>> begin SOURCE DATA
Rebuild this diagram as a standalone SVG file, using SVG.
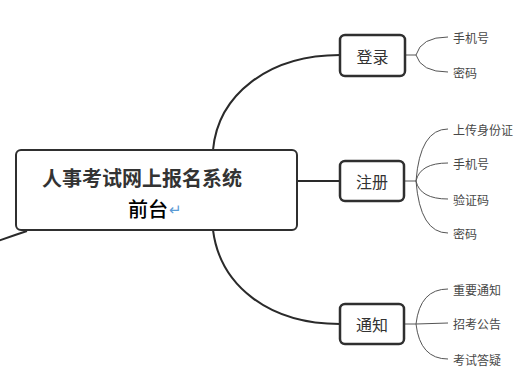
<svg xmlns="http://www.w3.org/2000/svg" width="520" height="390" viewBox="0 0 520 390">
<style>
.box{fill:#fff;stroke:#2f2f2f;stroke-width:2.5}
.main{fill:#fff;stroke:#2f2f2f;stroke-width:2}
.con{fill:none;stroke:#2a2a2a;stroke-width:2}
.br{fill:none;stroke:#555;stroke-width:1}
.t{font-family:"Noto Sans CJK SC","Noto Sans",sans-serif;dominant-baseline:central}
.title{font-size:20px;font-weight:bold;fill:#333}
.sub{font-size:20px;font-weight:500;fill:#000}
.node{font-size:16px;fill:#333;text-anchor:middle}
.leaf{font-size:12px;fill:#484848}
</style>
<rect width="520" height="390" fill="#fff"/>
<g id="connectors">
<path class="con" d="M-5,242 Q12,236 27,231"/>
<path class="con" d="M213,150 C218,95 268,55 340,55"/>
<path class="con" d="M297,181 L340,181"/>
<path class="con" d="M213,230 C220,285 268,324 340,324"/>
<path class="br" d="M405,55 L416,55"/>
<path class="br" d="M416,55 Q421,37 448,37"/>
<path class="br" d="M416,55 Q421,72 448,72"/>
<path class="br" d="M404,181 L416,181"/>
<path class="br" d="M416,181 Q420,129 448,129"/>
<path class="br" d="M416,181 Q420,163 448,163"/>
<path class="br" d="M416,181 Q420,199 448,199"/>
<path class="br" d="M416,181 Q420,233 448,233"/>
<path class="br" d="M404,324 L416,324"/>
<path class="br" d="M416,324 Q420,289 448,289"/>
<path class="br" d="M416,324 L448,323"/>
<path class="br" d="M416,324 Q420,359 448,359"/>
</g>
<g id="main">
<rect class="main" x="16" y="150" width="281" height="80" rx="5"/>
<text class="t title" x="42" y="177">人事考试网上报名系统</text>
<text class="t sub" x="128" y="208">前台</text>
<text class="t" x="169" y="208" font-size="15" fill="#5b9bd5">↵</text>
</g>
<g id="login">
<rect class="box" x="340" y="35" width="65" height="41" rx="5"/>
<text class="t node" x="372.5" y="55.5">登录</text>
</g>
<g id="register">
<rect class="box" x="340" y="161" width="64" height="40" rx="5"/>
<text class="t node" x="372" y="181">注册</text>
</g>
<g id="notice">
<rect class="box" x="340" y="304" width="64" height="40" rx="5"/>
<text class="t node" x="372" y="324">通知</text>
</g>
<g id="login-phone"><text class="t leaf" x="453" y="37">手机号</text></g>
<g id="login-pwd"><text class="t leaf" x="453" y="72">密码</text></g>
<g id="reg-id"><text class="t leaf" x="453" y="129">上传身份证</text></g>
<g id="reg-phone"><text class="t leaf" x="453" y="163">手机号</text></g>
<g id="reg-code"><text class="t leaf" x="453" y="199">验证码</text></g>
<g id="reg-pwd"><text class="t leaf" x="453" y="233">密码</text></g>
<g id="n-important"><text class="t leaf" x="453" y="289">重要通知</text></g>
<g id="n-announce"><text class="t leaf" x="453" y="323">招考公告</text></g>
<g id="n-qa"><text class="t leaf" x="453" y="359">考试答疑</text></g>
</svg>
>> end SOURCE DATA
• [PROMPT]:
Reproduce the listing word for word and omit its pictures.

• [THE SOLUTION]:
Rebuild this diagram as a standalone SVG file, using SVG.
<svg xmlns="http://www.w3.org/2000/svg" width="520" height="390" viewBox="0 0 520 390">
<style>
.box{fill:#fff;stroke:#2f2f2f;stroke-width:2.5}
.main{fill:#fff;stroke:#2f2f2f;stroke-width:2}
.con{fill:none;stroke:#2a2a2a;stroke-width:2}
.br{fill:none;stroke:#555;stroke-width:1}
.t{font-family:"Noto Sans CJK SC","Noto Sans",sans-serif;dominant-baseline:central}
.title{font-size:20px;font-weight:bold;fill:#333}
.sub{font-size:20px;font-weight:500;fill:#000}
.node{font-size:16px;fill:#333;text-anchor:middle}
.leaf{font-size:12px;fill:#484848}
</style>
<rect width="520" height="390" fill="#fff"/>
<g id="connectors">
<path class="con" d="M-5,242 Q12,236 27,231"/>
<path class="con" d="M213,150 C218,95 268,55 340,55"/>
<path class="con" d="M297,181 L340,181"/>
<path class="con" d="M213,230 C220,285 268,324 340,324"/>
<path class="br" d="M405,55 L416,55"/>
<path class="br" d="M416,55 Q421,37 448,37"/>
<path class="br" d="M416,55 Q421,72 448,72"/>
<path class="br" d="M404,181 L416,181"/>
<path class="br" d="M416,181 Q420,129 448,129"/>
<path class="br" d="M416,181 Q420,163 448,163"/>
<path class="br" d="M416,181 Q420,199 448,199"/>
<path class="br" d="M416,181 Q420,233 448,233"/>
<path class="br" d="M404,324 L416,324"/>
<path class="br" d="M416,324 Q420,289 448,289"/>
<path class="br" d="M416,324 L448,323"/>
<path class="br" d="M416,324 Q420,359 448,359"/>
</g>
<g id="main">
<rect class="main" x="16" y="150" width="281" height="80" rx="5"/>
<text class="t title" x="42" y="177">人事考试网上报名系统</text>
<text class="t sub" x="128" y="208">前台</text>
<text class="t" x="169" y="208" font-size="15" fill="#5b9bd5">↵</text>
</g>
<g id="login">
<rect class="box" x="340" y="35" width="65" height="41" rx="5"/>
<text class="t node" x="372.5" y="55.5">登录</text>
</g>
<g id="register">
<rect class="box" x="340" y="161" width="64" height="40" rx="5"/>
<text class="t node" x="372" y="181">注册</text>
</g>
<g id="notice">
<rect class="box" x="340" y="304" width="64" height="40" rx="5"/>
<text class="t node" x="372" y="324">通知</text>
</g>
<g id="login-phone"><text class="t leaf" x="453" y="37">手机号</text></g>
<g id="login-pwd"><text class="t leaf" x="453" y="72">密码</text></g>
<g id="reg-id"><text class="t leaf" x="453" y="129">上传身份证</text></g>
<g id="reg-phone"><text class="t leaf" x="453" y="163">手机号</text></g>
<g id="reg-code"><text class="t leaf" x="453" y="199">验证码</text></g>
<g id="reg-pwd"><text class="t leaf" x="453" y="233">密码</text></g>
<g id="n-important"><text class="t leaf" x="453" y="289">重要通知</text></g>
<g id="n-announce"><text class="t leaf" x="453" y="323">招考公告</text></g>
<g id="n-qa"><text class="t leaf" x="453" y="359">考试答疑</text></g>
</svg>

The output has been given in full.